Genetically Engineered Virus Could Boost Solar Cell Efficiency, New Study Shows [VIDEO]
Plants harness energy through absorption of light or photosynthesis, a process that scientists based the development of solar panels on several decades ago. Now researchers from Massachusetts Institute of Technology (MIT) are combining quantum mechanics with genetic engineering to develop an enhanced version of that process, using a virus to boost the light-harvesting capabilities of solar cells, a new study revealed.
So how is photosynthesis related to quantum mechanics? Researchers explained that during photosynthesis, a photon hits a receptor called a chromophore. This produces an exciton, a quantum particle of energy that jumps from one chromophore to another until it reaches a reaction center, which is harnessed and stored for later use. But the path that excitons take in their trip from chromophore to chromophore is random and inefficient. The key to more efficient power is having the most efficient exciton movement which means arraning the chromophores correctly. Scientists often refer to this as "Quantum Goldilocks Effect," according to a news release.

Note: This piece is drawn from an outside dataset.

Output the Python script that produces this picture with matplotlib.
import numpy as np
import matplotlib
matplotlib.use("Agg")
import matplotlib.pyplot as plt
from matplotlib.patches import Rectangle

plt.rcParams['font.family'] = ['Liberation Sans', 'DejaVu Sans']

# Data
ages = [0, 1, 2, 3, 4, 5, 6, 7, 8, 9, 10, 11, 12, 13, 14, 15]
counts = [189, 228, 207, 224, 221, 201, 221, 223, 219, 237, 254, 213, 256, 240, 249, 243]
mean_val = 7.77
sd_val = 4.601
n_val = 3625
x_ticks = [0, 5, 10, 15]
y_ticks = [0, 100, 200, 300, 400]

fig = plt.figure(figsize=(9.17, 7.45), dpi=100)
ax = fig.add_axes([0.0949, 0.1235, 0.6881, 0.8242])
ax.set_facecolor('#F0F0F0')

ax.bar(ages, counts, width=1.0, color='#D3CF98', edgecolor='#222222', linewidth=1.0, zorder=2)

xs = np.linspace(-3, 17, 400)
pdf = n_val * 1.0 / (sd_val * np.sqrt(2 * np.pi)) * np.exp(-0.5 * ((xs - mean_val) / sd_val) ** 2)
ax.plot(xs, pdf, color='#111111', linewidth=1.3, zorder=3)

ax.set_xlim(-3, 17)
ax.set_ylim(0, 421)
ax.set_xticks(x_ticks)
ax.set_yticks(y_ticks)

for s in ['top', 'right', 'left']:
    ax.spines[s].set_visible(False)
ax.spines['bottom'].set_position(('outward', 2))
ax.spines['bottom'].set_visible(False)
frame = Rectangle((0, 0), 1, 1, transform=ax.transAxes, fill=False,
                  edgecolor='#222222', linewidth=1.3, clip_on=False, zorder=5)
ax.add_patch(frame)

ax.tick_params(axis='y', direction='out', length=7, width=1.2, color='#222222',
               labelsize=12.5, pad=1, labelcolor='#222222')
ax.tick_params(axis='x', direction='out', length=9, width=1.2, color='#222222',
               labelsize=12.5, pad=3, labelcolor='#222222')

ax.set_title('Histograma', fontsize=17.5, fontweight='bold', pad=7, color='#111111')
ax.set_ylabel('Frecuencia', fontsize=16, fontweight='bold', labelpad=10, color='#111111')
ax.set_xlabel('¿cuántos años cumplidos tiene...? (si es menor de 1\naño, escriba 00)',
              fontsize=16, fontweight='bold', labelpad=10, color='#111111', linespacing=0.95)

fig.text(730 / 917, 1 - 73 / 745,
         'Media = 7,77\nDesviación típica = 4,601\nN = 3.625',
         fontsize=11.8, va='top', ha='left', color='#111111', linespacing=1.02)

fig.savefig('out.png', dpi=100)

Essentially, the genetically engineered virus ensures that chromophores are arranged just right, and they do so by bonding with them. Researchers developed multiple varieties of a virus to test which provided the optimal spacing between synthetic chromophores. In doing so, they were able to more than double the excitons' speed, which increased the distance they traveled before dissipating, or more simply, increased the amount of energy harnessed.
MIT's findings could lead to the production of inexpensive and more efficient solar cells in the future. Their study was recently published in the journal Nature Materials.